Abstract

A petrophysical study of bioturbated shoreface sandstone rocks was completed by mapping local variations in air permeability measured in core samples acquired from the Upper Jurassic Ula Formation of the Norwegian Central Graben. Analysis of the shoreface fabrics resulting from bioturbation was studied using arithmetic, harmonic, and geometric numerical modeling and analytical techniques. The arithmetic mean best illustrates samples dominated by high volumes of horizontal or subvertical burrows (50–80%). The distal Skolithos to proximal Cruziana ichnofacies is an example of a rock fabric that can be characterized using the arithmetic mean. The harmonic mean best exemplifies samples dominated by low volumes of vertically oriented burrows (10–50%). The archetypal Skolithos ichnofacies is an example of a rock fabric that can be characterized using the harmonic mean. At extreme volumes of bioturbation (90–100%), isotropic flow units begin developing irrespective of burrow orientation.

Numerical models of Ophiomorpha in two different sedimentary bedding features (laminated sandstone and massive sandstone) show that single-phase fluid flow is influenced by parameters such as burrow permeability, burrow connectivity, and bioturbation volume. Spot-permeametry measurements show that the Ophiomorpha burrows have higher permeability values than the host matrix. In the laminated-sandstone models, horizontal shale laminae and low bioturbation intensities promote lamination-parallel fluid flow. At higher volumes of bioturbation, fluid flow becomes increasingly isotropic due to greater amounts of burrow interpenetrations across mud laminae. In the massive-sandstone model, no flow barriers exist. As such, low volumes of bioturbation result in only minor influences on fluid flow. At higher volumes of bioturbation, greater burrow interconnectivity occurs and results in an enhancement of vertical and horizontal burrow permeabilities.

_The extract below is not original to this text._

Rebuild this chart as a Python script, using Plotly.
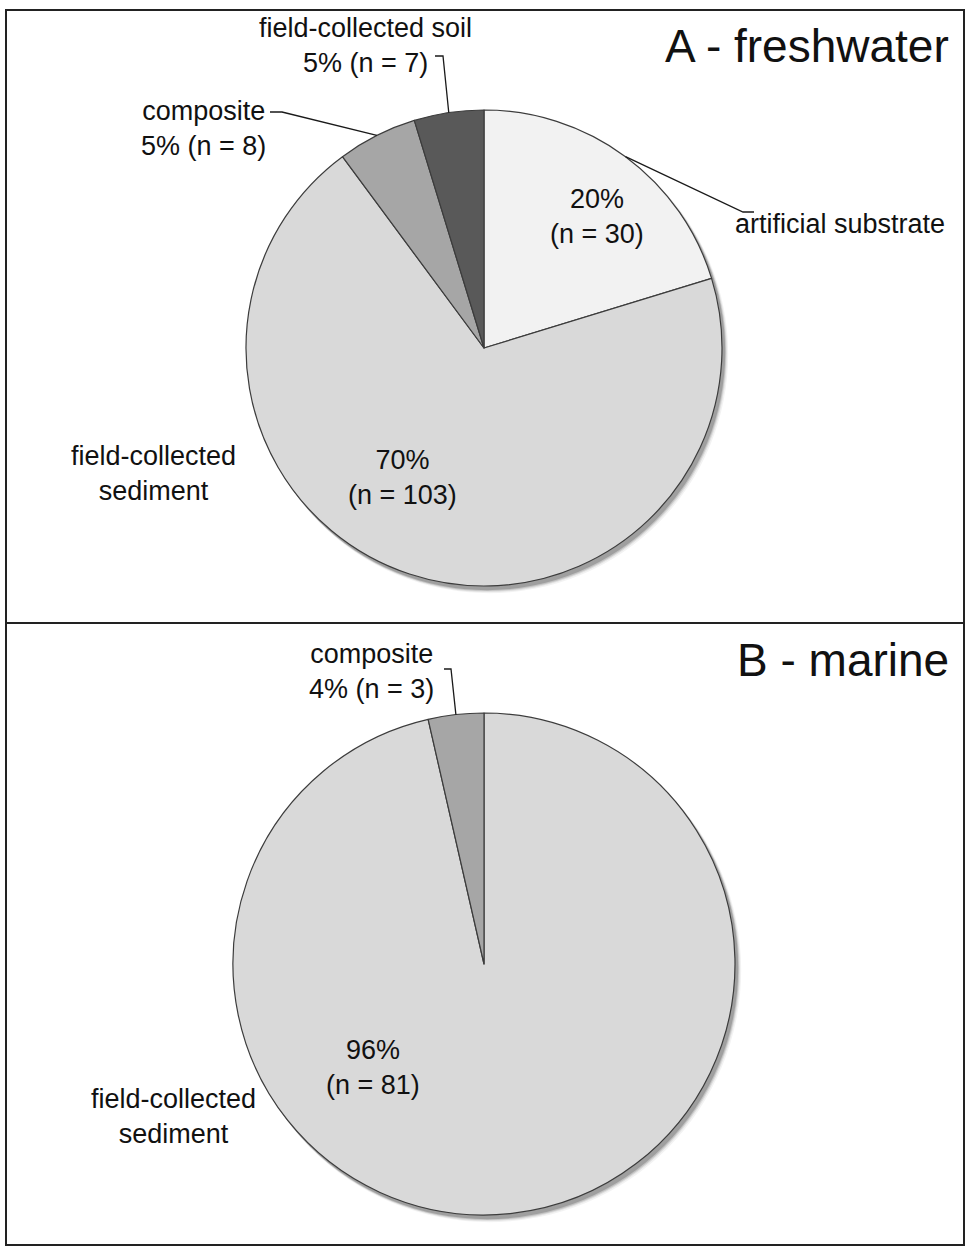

Based on the results outlined above, this paper emphasizes the impact bioturbation plays in helping improve reservoir quality in the Ula Formation. Perhaps more importantly, the effectiveness of the numerical models presented to characterize fluid flow in different bioturbated fabrics (e.g., archetypal Skolithos ichnofacies) highlights the fact that the fluid-flow results outlined in this paper can also be applied more broadly to different shoreface successions using ichnofacies knowledge alone.